Uncommon Commentary #5: The Other "L-Word"

"Liberal," for many here in the USA, has become a contemptuous term. I, however, no longer use it to refer to the likes of Harry Reid or Hillary [sic] Clinton, not because they don't deserve the pejorative connotation, but because they don't deserve the positive, obsolescent one. Only a few decades ago, calling someone "liberal" meant that you considered him generous and tolerant; can either of these qualities justly be ascribed to most Democrats in the USA? Generous they are, but not with their own money. What they call "tolerance," especially as regards religion, is actually indifference toward issues of right vs. wrong; the intolerance with which they treat anyone who disagrees with them equals or surpasses that, real or otherwise, which made them indignant in the first place.
There was also a time in the history of Western Civilization when the noun "liberal," if the first letter were capitalized, applied to someone who belonged to a political movement or party of the same name. The United Kingdom's Liberal Party, of which William Ewart Gladstone and other worthies were members, had significant accomplishments to its credit, and so it's not surprising that many moderns would want to evoke its memory. The misnamed liberals, however, have little to do with the Liberals, who favored free trade and a laissez-faire approach to regulation of capitalism, and who made no attempts to revolutionize the social order by endorsing crackpot causes. The Labour Party formed in order to represent the interests of the working class, as had the Liberal Party for the middle class and the Tories for the aristocracy. Indeed, it was the first gaining of a parliamentary plurality by Labour, in the 1920's, that brought about the demise of the Liberal Party; the more conservative of Liberals, such as Winston Churchill, joined the Conservatives, while those of a more left-wing bent became Labourites. As for the USA, Republicans, especially modern "conservatives," generally are the true heirs of Eighteenth and Nineteenth Century Liberalism, as Democrats have been, from the latter 1960's onward, heirs of the left-wing movements of days gone by. (There are, of course, shades of opinion within all ideologies, and exceptions to the rules.)

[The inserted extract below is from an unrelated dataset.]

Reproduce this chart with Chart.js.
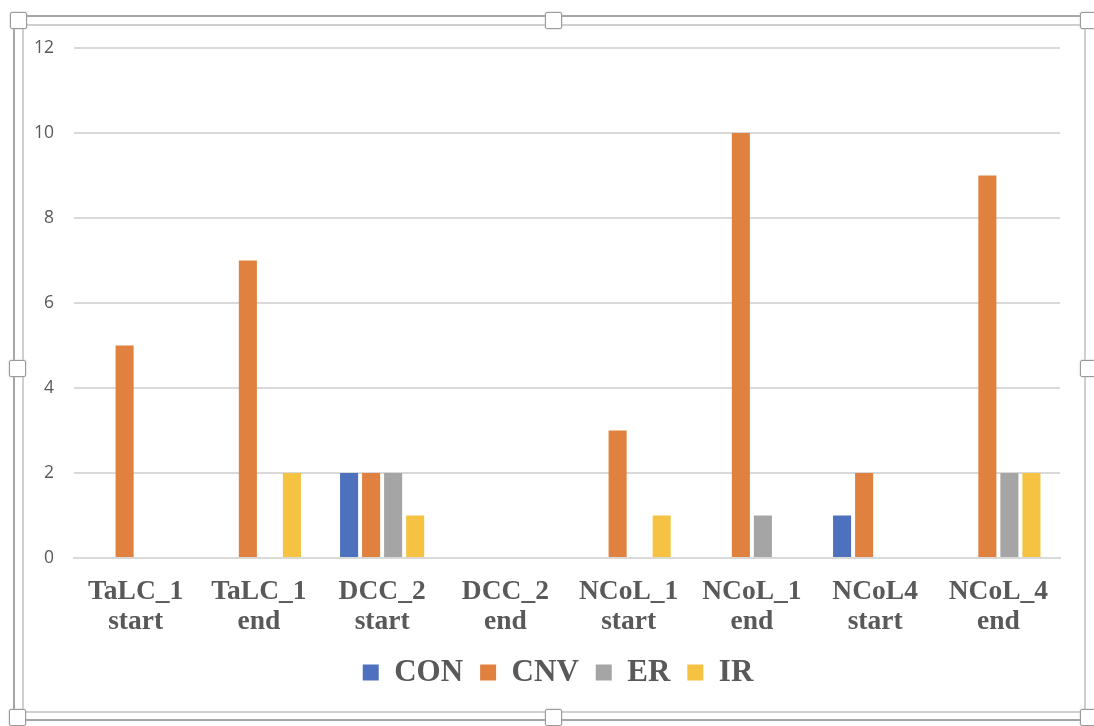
<!DOCTYPE html>
<html>
<head>
<meta charset="utf-8">
<script src="https://cdn.jsdelivr.net/npm/chart.js@4.4.1/dist/chart.umd.min.js"></script>
<style>
  html, body { margin: 0; padding: 0; background: #fff; }
  body { width: 1094px; height: 726px; position: relative; overflow: hidden; }
  .outer { position: absolute; left: 13px; top: 15px; width: 1072px; height: 706px; border: 2px solid #a6a6a6; box-sizing: border-box; }
  .inner { position: absolute; left: 22px; top: 24px; width: 1064px; height: 689px; border: 2px solid #cfcfcf; box-sizing: border-box; background: #fff; }
  .handle { position: absolute; width: 15px; height: 15px; background: #fff; border: 1px solid #9a9a9a; border-radius: 2px; box-shadow: 0 0 2px #bbb; }
  #wrap { position: absolute; left: 24px; top: 26px; width: 1060px; height: 685px; }
</style>
</head>
<body>
<div class="outer"></div>
<div class="inner"></div>
<div id="wrap"><canvas id="bars"></canvas></div>
<div class="handle" style="left:10px;top:12px"></div>
<div class="handle" style="left:545px;top:12px"></div>
<div class="handle" style="left:1080px;top:12px"></div>
<div class="handle" style="left:9px;top:360px"></div>
<div class="handle" style="left:1080px;top:360px"></div>
<div class="handle" style="left:545px;top:709px"></div>
<div class="handle" style="left:9px;top:709px"></div>
<div class="handle" style="left:1080px;top:709px"></div>
<script>
const categories = [
    ["TaLC_1", "start"], ["TaLC_1", "end"], ["DCC_2", "start"], ["DCC_2", "end"],
    ["NCoL_1", "start"], ["NCoL_1", "end"], ["NCoL4", "start"], ["NCoL_4", "end"]
];
const conValues = [0, 0, 2, 0, 0, 0, 1, 0];
const cnvValues = [5, 7, 2, 0, 3, 10, 2, 9];
const erValues  = [0, 0, 2, 0, 0, 1, 0, 2];
const irValues  = [0, 2, 1, 0, 1, 0, 0, 2];
const yTicks = [0, 2, 4, 6, 8, 10, 12];

function series(label, data, color) {
    return {
        label: label,
        data: data,
        backgroundColor: color,
        borderWidth: 0,
        categoryPercentage: 0.715,
        barPercentage: 0.82
    };
}

const ctx = document.getElementById("bars");

const chart = new Chart(ctx, {
    type: "bar",
    data: {
        labels: categories,
        datasets: [
            series("CON", conValues, "#4e71be"),
            series("CNV", cnvValues, "#e0813f"),
            series("ER", erValues, "#a5a5a5"),
            series("IR", irValues, "#f5c242")
        ]
    },
    options: {
        responsive: true,
        maintainAspectRatio: false,
        animation: false,
        layout: { padding: { top: 0, right: 0, left: 8, bottom: 13 } },
        plugins: {
            tooltip: { enabled: false },
            legend: {
                position: "bottom",
                labels: {
                    boxWidth: 16,
                    boxHeight: 16,
                    padding: 17,
                    color: "#595959",
                    font: { family: "Liberation Serif", size: 31, weight: "bold" }
                }
            }
        },
        scales: {
            x: {
                afterFit: function (scale) { scale.height = 82; },
                grid: { display: false, drawTicks: false },
                border: { display: true, color: "#d9d9d9", width: 2 },
                ticks: {
                    color: "#595959",
                    padding: 18,
                    maxRotation: 0,
                    font: { family: "Liberation Serif", size: 27.5, weight: "bold", lineHeight: 1.12 }
                }
            },
            y: {
                min: 0,
                max: 12,
                afterFit: function (scale) {
                    scale.width = 42;
                    scale.paddingTop = 22;
                    scale.paddingBottom = 0;
                },
                afterBuildTicks: function (scale) {
                    scale.ticks = yTicks.map(function (v) { return { value: v }; });
                },
                grid: { color: "#d9d9d9", lineWidth: 2, drawTicks: false },
                border: { display: false },
                ticks: {
                    color: "#595959",
                    padding: 20,
                    font: { family: "Open Sans", size: 17.5 }
                }
            },
            spacer: {
                type: "linear",
                position: "right",
                afterFit: function (scale) {
                    scale.width = 24;
                    scale.paddingTop = 0;
                    scale.paddingBottom = 0;
                },
                grid: { display: false },
                border: { display: false },
                ticks: { display: false }
            }
        }
    }
});
</script>
</body>
</html>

Hence, the fact that I refer to leftists not as liberals but as—you'll never guess how I came up with this—leftists. The true Right, as distinguished from racism and other beliefs typically but wrongly classed as characteristically right-wing, survives in some forms and in some places, for instance, factions of the Carlists in Spain. So far as I know, it does not in the USA, except for myself and probably others who don't know that they qualify, but that will have to be the subject of another uncommon commentary.